Au sein de la délégation –exclusivement masculine– de quinze membres, arrivée samedi soir à bord d’un avion affrété par la Norvège, figure Anas Haqqani, un des chefs du réseau Haqqani.
Responsable de plusieurs attentats meurtriers en Afghanistan, ce clan est considéré par les Etats-Unis comme un groupe terroriste et est devenu une composante majeure du nouveau régime taliban.
Le haut responsable, qui n’a pas de fonction officielle au sein du gouvernement, a été emprisonné plusieurs années dans une prison américaine proche de Kaboul, avant d’être relâché en 2019 lors d’un échange de prisonniers.
– ‘Punition collective’ –
Depuis août, l’aide internationale qui finançait environ 80% du budget afghan s’est soudainement arrêtée et les Etats-Unis ont gelé 9,5 milliards de dollars d’avoirs de la Banque centrale afghane.

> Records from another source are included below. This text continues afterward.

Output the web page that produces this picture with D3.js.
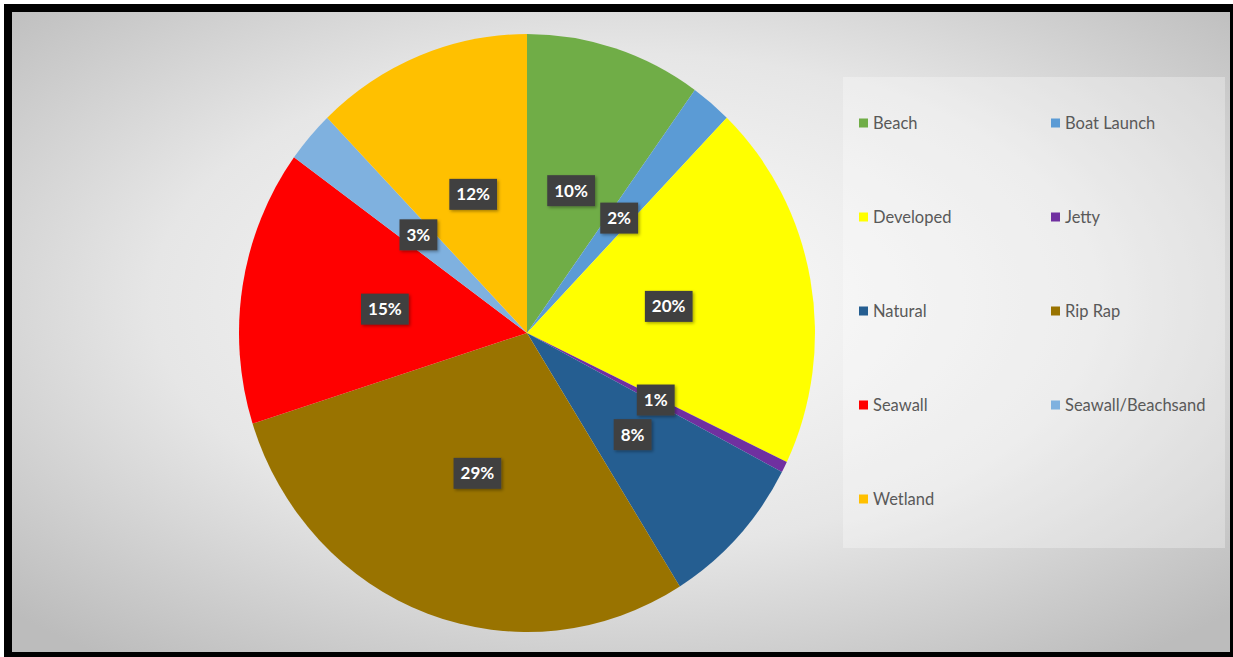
<!DOCTYPE html>
<html>
<head>
<meta charset="utf-8">
<style>
  body { margin: 0; background: #fff; }
  svg { display: block; }
  .lbl text { font-family: Lato, "Open Sans", sans-serif; font-weight: bold; font-size: 17px; fill: #fff; }
  .legend text { font-family: Lato, "Open Sans", sans-serif; font-size: 16.5px; fill: #595959; }
</style>
</head>
<body>
<svg width="1233" height="657"></svg>
<script src="https://cdn.jsdelivr.net/npm/d3@7"></script>
<script>

// shoreline types, clockwise from 12 o'clock
var categories = ["Beach", "Boat Launch", "Developed", "Jetty", "Natural", "Rip Rap", "Seawall", "Seawall/Beachsand", "Wetland"];
var values = [9.9, 2.3, 19.9, 0.6, 8.4, 29.0, 14.9, 2.8, 12.2];
var colors = ["#70ad47", "#5b9bd5", "#ffff00", "#7030a0", "#255e91", "#997300", "#ff0000", "#7fb1df", "#ffc000"];

var svg = d3.select("svg");

var defs = svg.append("defs");
var grad = defs.append("radialGradient")
    .attr("id", "bg")
    .attr("cx", "50%").attr("cy", "45%").attr("r", "70%");
grad.append("stop").attr("offset", "0%").attr("stop-color", "#fcfcfc");
grad.append("stop").attr("offset", "55%").attr("stop-color", "#e6e6e6");
grad.append("stop").attr("offset", "100%").attr("stop-color", "#bcbcbc");

var shadow = defs.append("filter").attr("id", "sh")
    .attr("x", "-20%").attr("y", "-20%").attr("width", "150%").attr("height", "150%");
shadow.append("feDropShadow")
    .attr("dx", 1.5).attr("dy", 1.5).attr("stdDeviation", 1.5)
    .attr("flood-color", "#000").attr("flood-opacity", 0.35);

// frame
svg.append("rect").attr("x", 4).attr("y", 4).attr("width", 1229).attr("height", 653).attr("fill", "#000");
svg.append("rect").attr("x", 12).attr("y", 12).attr("width", 1218).attr("height", 640).attr("fill", "url(#bg)");

// pie (picture is slightly squeezed horizontally)
var cx = 527, cy = 333, r = 299, sx = 288 / 299;

var pie = d3.pie().sort(null).value(function(d) { return d.value; });
var arc = d3.arc().innerRadius(0).outerRadius(r);

var data = categories.map(function(c, i) { return { name: c, value: values[i], color: colors[i] }; });
var total = d3.sum(values);
var arcs = pie(data);

var g = svg.append("g").attr("transform", "translate(" + cx + "," + cy + ") scale(" + sx + ",1)");

g.selectAll("path")
    .data(arcs)
    .enter().append("path")
    .attr("d", arc)
    .attr("fill", function(d) { return d.data.color; });

// data labels
var lbl = svg.append("g").attr("class", "lbl");

var lg = lbl.selectAll("g")
    .data(arcs)
    .enter().append("g")
    .attr("transform", function(d) {
      var c = arc.centroid(d);
      return "translate(" + (cx + c[0] * sx) + "," + (cy + c[1]) + ")";
    });

lg.append("text")
    .attr("text-anchor", "middle")
    .attr("dy", "0.36em")
    .text(function(d) { return Math.round(d.data.value / total * 100) + "%"; });

lg.each(function() {
  var t = d3.select(this).select("text");
  var b = t.node().getBBox();
  d3.select(this).insert("rect", "text")
      .attr("x", b.x - 7).attr("y", -15.5)
      .attr("width", b.width + 14).attr("height", 31)
      .attr("fill", "#404040")
      .attr("filter", "url(#sh)");
});

// legend
svg.append("rect")
    .attr("x", 843).attr("y", 77)
    .attr("width", 382).attr("height", 471)
    .attr("fill", "#ffffff").attr("fill-opacity", 0.3);

var legend = svg.append("g").attr("class", "legend")
    .selectAll("g")
    .data(data)
    .enter().append("g")
    .attr("transform", function(d, i) {
      var col = i % 2, row = Math.floor(i / 2);
      return "translate(" + (859 + col * 192) + "," + (123 + row * 94) + ")";
    });

legend.append("rect")
    .attr("x", 0).attr("y", -4.5)
    .attr("width", 9).attr("height", 9)
    .attr("fill", function(d) { return d.color; });

legend.append("text")
    .attr("x", 14)
    .attr("dy", "0.35em")
    .text(function(d) { return d.name; });

</script>
</body>
</html>
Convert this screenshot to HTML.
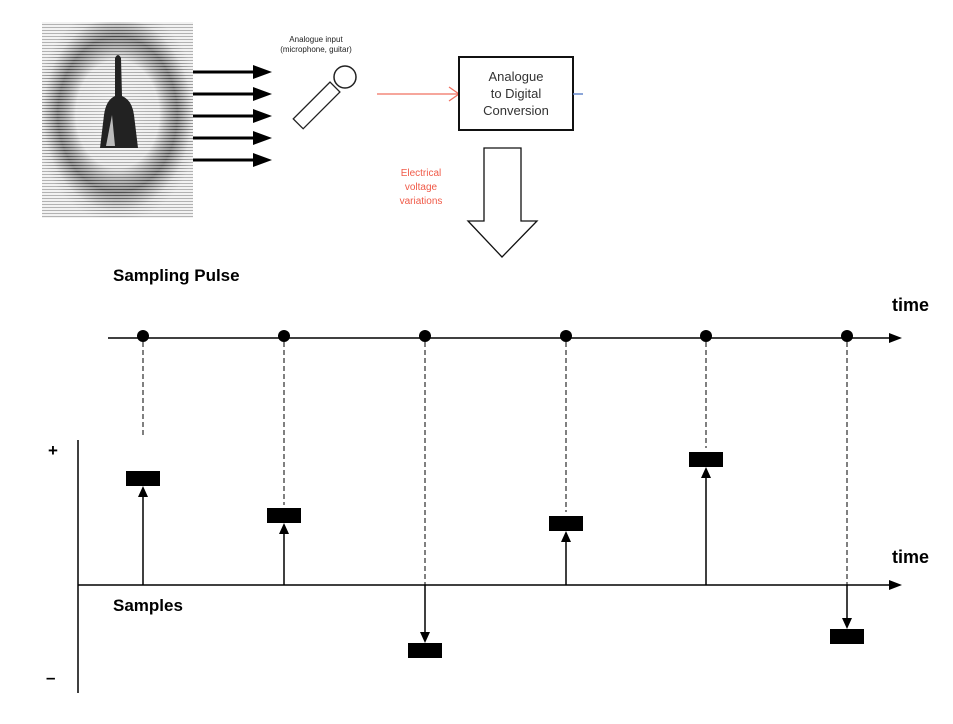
<!DOCTYPE html>
<html><head><meta charset="utf-8"><style>
body{margin:0;background:#fff;width:953px;height:719px;overflow:hidden;font-family:"Liberation Sans",sans-serif}
</style></head><body>
<svg width="953" height="719" viewBox="0 0 953 719" xmlns="http://www.w3.org/2000/svg" font-family="Liberation Sans, sans-serif">
<defs>
<pattern id="hl" width="7" height="3" patternUnits="userSpaceOnUse"><rect width="7" height="3" fill="#e4e4e4"/><rect width="7" height="1" fill="#666"/></pattern>
<radialGradient id="ring" cx="0.5" cy="0.47" r="0.55">
<stop offset="0" stop-color="#fff" stop-opacity="0.6"/>
<stop offset="0.5" stop-color="#fff" stop-opacity="0.45"/>
<stop offset="0.72" stop-color="#000" stop-opacity="0.3"/>
<stop offset="0.9" stop-color="#fff" stop-opacity="0.3"/>
<stop offset="1" stop-color="#fff" stop-opacity="0.5"/>
</radialGradient>
</defs>
<rect x="42" y="22" width="151" height="196" fill="url(#hl)"/>
<rect x="42" y="22" width="151" height="196" fill="url(#ring)"/>
<path d="M115 58 Q118 52 121 58 L122 96 Q132 100 134 115 L138 148 L100 148 L104 115 Q106 100 115 96 Z" fill="#222"/>
<path d="M106 146 L112 115 L115 146Z" fill="#bbb"/>
<g stroke="#000" stroke-width="3">
<line x1="193" y1="72" x2="255" y2="72"/><line x1="193" y1="94" x2="255" y2="94"/><line x1="193" y1="116" x2="255" y2="116"/><line x1="193" y1="138" x2="255" y2="138"/><line x1="193" y1="160" x2="255" y2="160"/>
</g>
<g fill="#000">
<polygon points="253,65 272,72 253,79"/><polygon points="253,87 272,94 253,101"/><polygon points="253,109 272,116 253,123"/><polygon points="253,131 272,138 253,145"/><polygon points="253,153 272,160 253,167"/>
</g>
<text x="316" y="42" font-size="8" text-anchor="middle" fill="#222">Analogue input</text>
<text x="316" y="52" font-size="8" text-anchor="middle" fill="#222">(microphone, guitar)</text>
<g transform="translate(318,104) rotate(-45)"><rect x="-28" y="-7" width="52" height="14" fill="#fff" stroke="#222" stroke-width="1.3"/></g>
<circle cx="345" cy="77" r="11" fill="#fff" stroke="#222" stroke-width="1.5"/>
<line x1="377" y1="94" x2="459" y2="94" stroke="#f07060" stroke-width="1.3"/>
<polyline points="449,87 459,94 449,101" fill="none" stroke="#f07060" stroke-width="1.3"/>
<rect x="459" y="57" width="114" height="73" fill="#fff" stroke="#111" stroke-width="2"/>
<text x="516" y="81" font-size="13" text-anchor="middle" fill="#333">Analogue</text>
<text x="516" y="98" font-size="13" text-anchor="middle" fill="#333">to Digital</text>
<text x="516" y="115" font-size="13" text-anchor="middle" fill="#333">Conversion</text>
<line x1="573" y1="94" x2="583" y2="94" stroke="#6688cc" stroke-width="1.5"/>
<text x="421" y="176" font-size="10" text-anchor="middle" fill="#f05a48">Electrical</text>
<text x="421" y="190" font-size="10" text-anchor="middle" fill="#f05a48">voltage</text>
<text x="421" y="204" font-size="10" text-anchor="middle" fill="#f05a48">variations</text>
<polygon points="484,148 521,148 521,221 537,221 502,257 468,221 484,221" fill="#fff" stroke="#111" stroke-width="1.3"/>
<text x="113" y="281" font-size="17" font-weight="bold">Sampling Pulse</text>
<text x="892" y="311" font-size="18" font-weight="bold">time</text>
<line x1="108" y1="338" x2="893" y2="338" stroke="#000" stroke-width="1.5"/>
<polygon points="889,333 902,338 889,343" fill="#000"/>
<g fill="#000"><circle cx="143" cy="336" r="6"/><circle cx="284" cy="336" r="6"/><circle cx="425" cy="336" r="6"/><circle cx="566" cy="336" r="6"/><circle cx="706" cy="336" r="6"/><circle cx="847" cy="336" r="6"/></g>
<g stroke="#000" stroke-width="1" stroke-dasharray="5,3">
<line x1="143" y1="342" x2="143" y2="436"/><line x1="284" y1="342" x2="284" y2="505"/><line x1="425" y1="342" x2="425" y2="585"/><line x1="566" y1="342" x2="566" y2="512"/><line x1="706" y1="342" x2="706" y2="448"/><line x1="847" y1="342" x2="847" y2="585"/>
</g>
<text x="48" y="456" font-size="17" font-weight="bold">+</text>
<text x="46" y="683" font-size="17" font-weight="bold">–</text>
<line x1="78" y1="440" x2="78" y2="693" stroke="#000" stroke-width="1.5"/>
<line x1="78" y1="585" x2="893" y2="585" stroke="#000" stroke-width="1.5"/>
<polygon points="889,580 902,585 889,590" fill="#000"/>
<text x="892" y="563" font-size="18" font-weight="bold">time</text>
<text x="113" y="611" font-size="17" font-weight="bold">Samples</text>
<g fill="#000">
<rect x="126" y="471" width="34" height="15"/><rect x="267" y="508" width="34" height="15"/><rect x="408" y="643" width="34" height="15"/><rect x="549" y="516" width="34" height="15"/><rect x="689" y="452" width="34" height="15"/><rect x="830" y="629" width="34" height="15"/>
</g>
<g stroke="#000" stroke-width="1.5">
<line x1="143" y1="585" x2="143" y2="495"/><line x1="284" y1="585" x2="284" y2="532"/><line x1="425" y1="585" x2="425" y2="634"/><line x1="566" y1="585" x2="566" y2="540"/><line x1="706" y1="585" x2="706" y2="476"/><line x1="847" y1="585" x2="847" y2="620"/>
</g>
<g fill="#000">
<polygon points="138,497 143,486 148,497"/><polygon points="279,534 284,523 289,534"/><polygon points="420,632 425,643 430,632"/><polygon points="561,542 566,531 571,542"/><polygon points="701,478 706,467 711,478"/><polygon points="842,618 847,629 852,618"/>
</g>
</svg>
</body></html>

Le chômage a explosé et les salaires des fonctionnaires ne sont plus payés depuis des mois.
La faim menace aujourd’hui 23 millions d’Afghans, soit 55% de la population, selon l’ONU qui a réclamé 4,4 milliards de dollars auprès des pays donateurs cette année.
“Ce serait une erreur d’infliger une punition collective aux Afghans juste parce que les autorités de fait ne se comportent pas bien”, a répété vendredi le secrétaire général des Nations unies, Antonio Guterres.
“On ne peut pas continuer à distribuer de l’aide en contournant les talibans. Si on veut qu’elle soit efficace, il faut bien impliquer le gouvernement d’une manière ou d’une autre”, a renchéri l’ex-représentant de l’ONU en Afghanistan, Kai Eide, auprès de l’AFP.
La communauté internationale attend cependant de voir comment les fondamentalistes islamistes comptent gouverner l’Afghanistan, après avoir largement piétiné les droits humains lors de leur premier passage au pouvoir entre 1996 et 2001.
Malgré les promesses, les femmes sont largement exclues des emplois dans les services publics et les écoles secondaires pour filles restent pour la plupart fermées.
Ex-ministre afghane des Mines et du Pétrole aujourd’hui réfugiée en Norvège, Nargis Nehan dit avoir décliné de participer aux discussions, redoutant qu'”elles normalisent les talibans, qu’elles les renforcent sans qu’ils changent d’un iota”.
“Si vous regardez ce qui s’est passé dans les discussions des trois dernières années, les talibans obtiennent toujours ce qu’ils réclament de la communauté internationale et du peuple afghan mais ils n’ont pas fait un seul pas de leur côté”, a-t-elle déclaré à l’AFP.
Cette semaine, deux militantes féministes ont disparu à Kaboul.
L’analyste politique Davood Moradian a critiqué une initiative de paix “ronflante” pour le pays hôte.
“Accueillir un haut responsable des talibans jette une ombre sur la réputation de la Norvège en tant que pays soucieux des droits des femmes, alors que les talibans ont de facto institué un apartheid entre sexes”, a-t-il estimé.
Du Moyen-Orient au Sri Lanka en passant par la Colombie et les Philippines, le pays nordique a une longue tradition de facilitation des efforts de paix.